The “more is more” rule is a good guiding principle, but it comes with one major caveat: it won’t work if all the images you’re submitting are identical to one another. It’s good to upload a range of photos from the same series, but they have to be distinct in some way—whether it’s orientation, layout, or concept.
“Similar images of a model or scene—with only slight variations in pose, expression, or angle—won’t work,” Paul explains. “Our partners’ customers are busy. They want options, but they don’t want to be overwhelmed trying to distinguish minute differences between photos.”
Aiming for variety isn’t about changing the way you work; in fact, having a solid niche is a great way to establish yourself as a Contributor. Instead, it’s about making small, everyday choices that ensure your photos will appeal to a large cross-section of buyers. If you can get your photos to show up across more than one category or content vertical, like “travel,” “landscape,” and “people,” you’re on the right track.
“If you’re a landscape photographer, it’s not that difficult to introduce a model or two into your shoot,” Paul explains. “Sure, it’s painful to collect a model release and coordinate another human on your shoot, but it never hurts to add a human element to your work. This can improve the image’s commercial viability.”
Licensing briefs and trending topics shouldn’t run your life, but you should hold them in the back of your mind. If you’re able to introduce some of them into a shoot you’ve already planned for a client or personal project, even better. Grab a few extra images for your Licensing collection if and when the opportunity presents itself. Your next best-seller could surprise you.

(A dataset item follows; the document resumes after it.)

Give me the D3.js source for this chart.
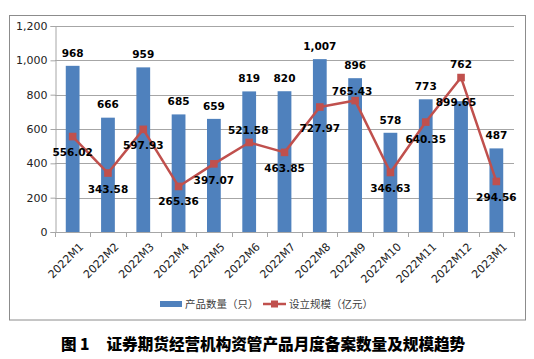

“Start with what you have at your disposal and focus on commercial images that can be used by advertisers and publishers to sell a product or service,” Paul continues. “These are images that have a message, have space for words, are versatile, and are technically sound. If you can picture it being used for an advertisement (digital or print), billboard, or book cover, you’ve got a commercial image.”

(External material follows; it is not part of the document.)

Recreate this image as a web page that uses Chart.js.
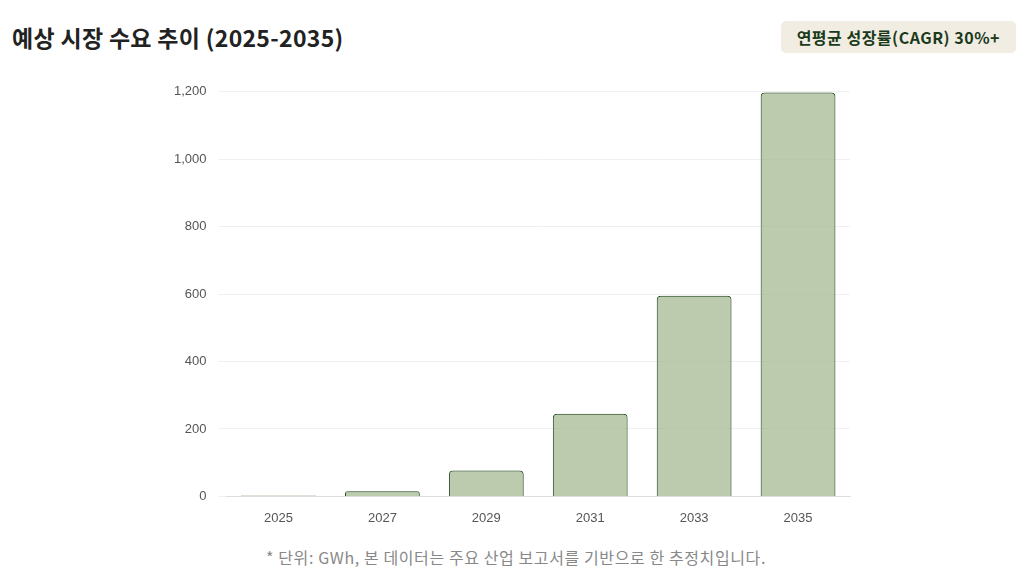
<!DOCTYPE html>
<html><head><meta charset="utf-8">
<script src="https://cdn.jsdelivr.net/npm/chart.js@4/dist/chart.umd.min.js"></script>
<style>
body{margin:0;width:1032px;height:582px;background:#fff;font-family:"Noto Sans CJK KR","Noto Sans",sans-serif;position:relative;overflow:hidden}
h1{position:absolute;left:12px;top:20px;margin:0;font-size:23px;font-weight:700;color:#222;letter-spacing:0.3px}
.badge{position:absolute;right:16px;top:21px;background:#f1ede3;color:#1b3a1b;font-weight:700;font-size:16px;padding:4px 16px;border-radius:5px;letter-spacing:0.5px}
#wrap{position:absolute;left:152px;top:72px;width:708px;height:460px}
.note{position:absolute;left:0;width:1032px;top:545px;text-align:center;color:#888;font-size:16px;letter-spacing:0.6px}
</style></head><body>
<h1>예상 시장 수요 추이 (2025-2035)</h1>
<div class="badge">연평균 성장률(CAGR) 30%+</div>
<div id="wrap"><canvas id="c"></canvas></div>
<div class="note">* 단위: GWh, 본 데이터는 주요 산업 보고서를 기반으로 한 추정치입니다.</div>
<script>
const years=["2025","2027","2029","2031","2033","2035"];
const demand=[3,15,77,245,595,1198];
new Chart(document.getElementById('c'),{type:'bar',
data:{labels:years,datasets:[{data:demand,backgroundColor:'rgba(160,180,140,0.7)',borderColor:'#1f4a1f',borderWidth:1,borderRadius:4,borderSkipped:'bottom'}]},
options:{responsive:true,maintainAspectRatio:false,animation:false,
layout:{padding:{left:10,right:10,top:10,bottom:0}},
plugins:{legend:{display:false},tooltip:{enabled:false}},
scales:{x:{grid:{display:false},border:{color:'#ddd'},ticks:{color:'#555',font:{size:13,family:'Arial'},padding:6}},
y:{min:0,max:1200,ticks:{stepSize:200,color:'#555',font:{size:13,family:'Arial'},padding:12},grid:{color:'#f0f0f0'},border:{display:false}}}}});
</script></body></html>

Submit as many images as you can, but be deliberate and intentional in your approach. Stay objective, and skip any shots that aren’t up to par—technically or conceptually.

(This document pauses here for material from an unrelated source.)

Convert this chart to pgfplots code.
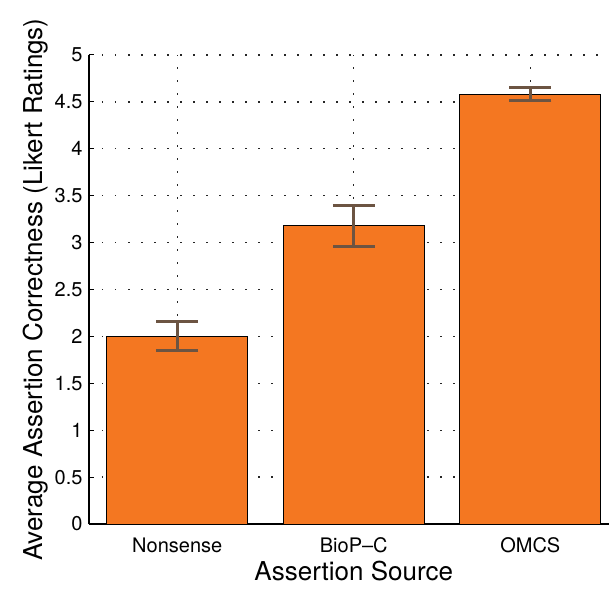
\documentclass[border=0pt]{standalone}
\usepackage{pgfplots}
\pgfplotsset{compat=1.18}
\usepackage{fontspec}
\setmainfont{TeX Gyre Heros}
\definecolor{barorange}{RGB}{244,119,33}
\definecolor{errbrown}{RGB}{108,84,66}
\begin{document}
\begin{tikzpicture}
\begin{axis}[
  scale only axis, width=520pt, height=469pt,
  xmin=0.5, xmax=3.446, ymin=0, ymax=5,
  axis x line*=bottom, axis y line*=left,
  axis line style={line width=1.2pt, black},
  xtick={1,2,3}, xticklabels={Nonsense,BioP--C,OMCS},
  ytick={0,0.5,1,1.5,2,2.5,3,3.5,4,4.5,5},
  grid=major, grid style={black!85, line width=1.3pt, dash pattern=on 1.5pt off 11.5pt},
  tick align=inside, major tick length=5pt,
  tick style={black, line width=1pt},
  ticklabel style={font=\fontsize{20}{23}\selectfont},
  /pgf/number format/assume math mode=true,
  xticklabel style={yshift=-10pt},
  yticklabel style={xshift=-3pt},
  xlabel={Assertion Source},
  ylabel={Average Assertion Correctness (Likert Ratings)},
  label style={font=\fontsize{26}{30}\selectfont},
  xlabel style={at={(axis cs:2,0)}, anchor=north, inner sep=0pt, yshift=-37pt},
  ylabel style={at={(axis description cs:-0.072,0.5)}, anchor=south},
]
\addplot[ybar, bar width=0.8, fill=barorange, draw=black, line width=0.8pt,
  error bars/.cd, y dir=both, y explicit,
  error bar style={line width=3pt, errbrown},
  error mark options={rotate=90, mark size=21pt, line width=3pt, errbrown}]
  coordinates {(1,2.00) +- (0,0.155) (2,3.18) +- (0,0.22) (3,4.58) +- (0,0.07)};
\end{axis}
\pgfresetboundingbox
\useasboundingbox ([xshift=-89pt,yshift=-64pt]current axis.south west) rectangle ([xshift=520pt,yshift=524pt]current axis.south west);
\end{tikzpicture}
\end{document}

“When you’re selecting from similar images, ask yourself, ‘Which are the most versatile?’” Paul advises. “Submit the images you think best represent the idea or object you’re portraying, and consider fresh interpretations of common subjects. There are photos of almost everything imaginable, but clients are always looking for reinventions of the most-used themes.”
The quality of your photos is just as important as quantity. The better the image, the longer its shelf-life. “Authentic images that feature real and believable scenes—but also display an attention to production value—are always in style,” Paul says. These are the kinds of photos that sell month-after-month, even as you add newer images to your roster.
To build a portfolio with long-term earning potential, combine timeless topics with hot, trending ones. Submitting too few images is a common mistake made by new Licensing Contributors, but it’s almost impossible to submit too many.
Remember: the best portfolios are those that grow and expand over time, not those that stay exactly the same.
*Photographers earn 60% from the purchase of images sold exclusively through 500px. This means that they are not available for Licensing anywhere else. Non-exclusive images fetch 30% for the photographer.